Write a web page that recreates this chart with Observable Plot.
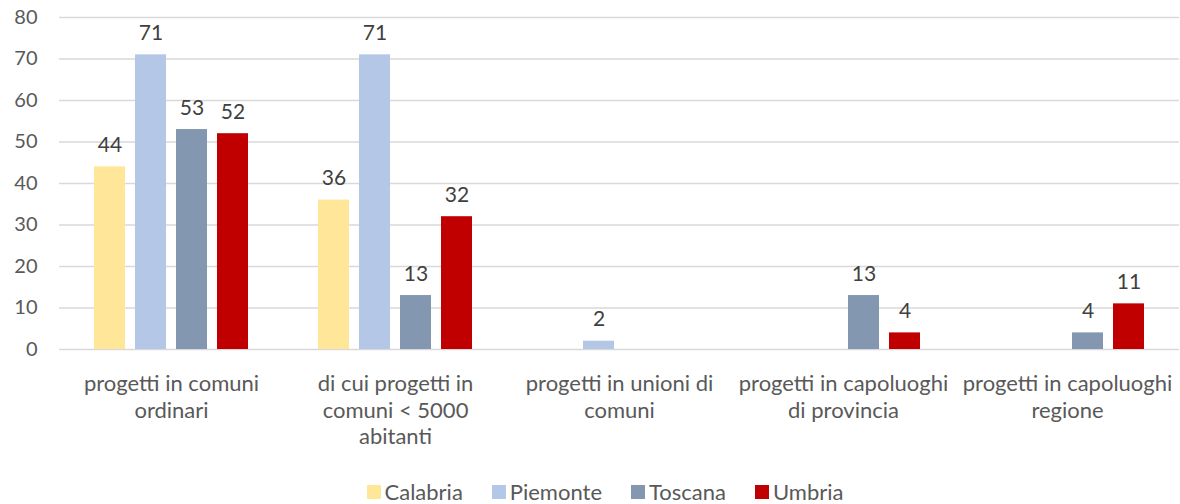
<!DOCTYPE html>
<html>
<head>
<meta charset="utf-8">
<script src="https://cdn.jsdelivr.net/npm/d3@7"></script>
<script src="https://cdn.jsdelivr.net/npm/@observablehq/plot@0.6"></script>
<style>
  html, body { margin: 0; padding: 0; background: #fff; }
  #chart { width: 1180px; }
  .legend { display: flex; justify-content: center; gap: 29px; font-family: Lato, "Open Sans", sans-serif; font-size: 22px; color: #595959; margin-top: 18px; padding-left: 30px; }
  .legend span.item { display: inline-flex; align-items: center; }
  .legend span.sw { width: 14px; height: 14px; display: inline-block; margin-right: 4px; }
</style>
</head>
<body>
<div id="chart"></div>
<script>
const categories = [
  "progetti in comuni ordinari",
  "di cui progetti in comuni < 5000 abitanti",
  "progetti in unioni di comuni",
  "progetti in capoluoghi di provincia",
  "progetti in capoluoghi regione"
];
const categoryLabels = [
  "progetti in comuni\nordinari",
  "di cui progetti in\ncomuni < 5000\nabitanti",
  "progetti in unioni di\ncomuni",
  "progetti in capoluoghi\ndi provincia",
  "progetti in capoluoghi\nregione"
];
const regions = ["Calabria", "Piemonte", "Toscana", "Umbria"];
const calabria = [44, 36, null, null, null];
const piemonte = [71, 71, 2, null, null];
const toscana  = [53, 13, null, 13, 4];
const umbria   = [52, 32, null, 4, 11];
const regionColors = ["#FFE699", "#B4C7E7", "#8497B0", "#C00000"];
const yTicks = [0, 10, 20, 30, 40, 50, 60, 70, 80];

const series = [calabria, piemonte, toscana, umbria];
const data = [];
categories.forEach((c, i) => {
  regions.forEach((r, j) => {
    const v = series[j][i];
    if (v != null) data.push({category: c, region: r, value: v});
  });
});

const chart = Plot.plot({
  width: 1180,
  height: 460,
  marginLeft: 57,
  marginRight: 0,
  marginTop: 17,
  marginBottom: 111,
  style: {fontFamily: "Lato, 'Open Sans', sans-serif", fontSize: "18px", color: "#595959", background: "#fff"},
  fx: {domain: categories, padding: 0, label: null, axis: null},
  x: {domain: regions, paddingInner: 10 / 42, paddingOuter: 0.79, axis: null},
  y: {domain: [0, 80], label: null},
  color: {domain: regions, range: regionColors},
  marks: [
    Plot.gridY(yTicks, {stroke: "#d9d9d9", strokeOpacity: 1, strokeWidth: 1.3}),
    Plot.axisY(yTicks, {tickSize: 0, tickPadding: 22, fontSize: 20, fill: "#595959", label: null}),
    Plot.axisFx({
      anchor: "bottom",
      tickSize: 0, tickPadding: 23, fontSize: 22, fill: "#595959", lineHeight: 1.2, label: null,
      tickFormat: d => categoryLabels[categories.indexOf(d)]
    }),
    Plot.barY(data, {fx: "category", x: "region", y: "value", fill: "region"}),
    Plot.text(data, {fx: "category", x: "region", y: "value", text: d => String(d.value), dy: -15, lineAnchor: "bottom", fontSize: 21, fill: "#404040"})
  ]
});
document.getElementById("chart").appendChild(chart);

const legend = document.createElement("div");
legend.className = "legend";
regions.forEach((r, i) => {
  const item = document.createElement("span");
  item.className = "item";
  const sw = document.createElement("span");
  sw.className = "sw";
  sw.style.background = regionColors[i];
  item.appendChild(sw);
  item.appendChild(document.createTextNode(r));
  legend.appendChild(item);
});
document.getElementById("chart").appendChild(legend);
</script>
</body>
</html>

### Exercise details
Find each line with the string "chart" and copy it out.

### Answer to the exercise
Write a web page that recreates this chart with Observable Plot.
  #chart { width: 1180px; }
<div id="chart"></div>
const chart = Plot.plot({
document.getElementById("chart").appendChild(chart);
document.getElementById("chart").appendChild(legend);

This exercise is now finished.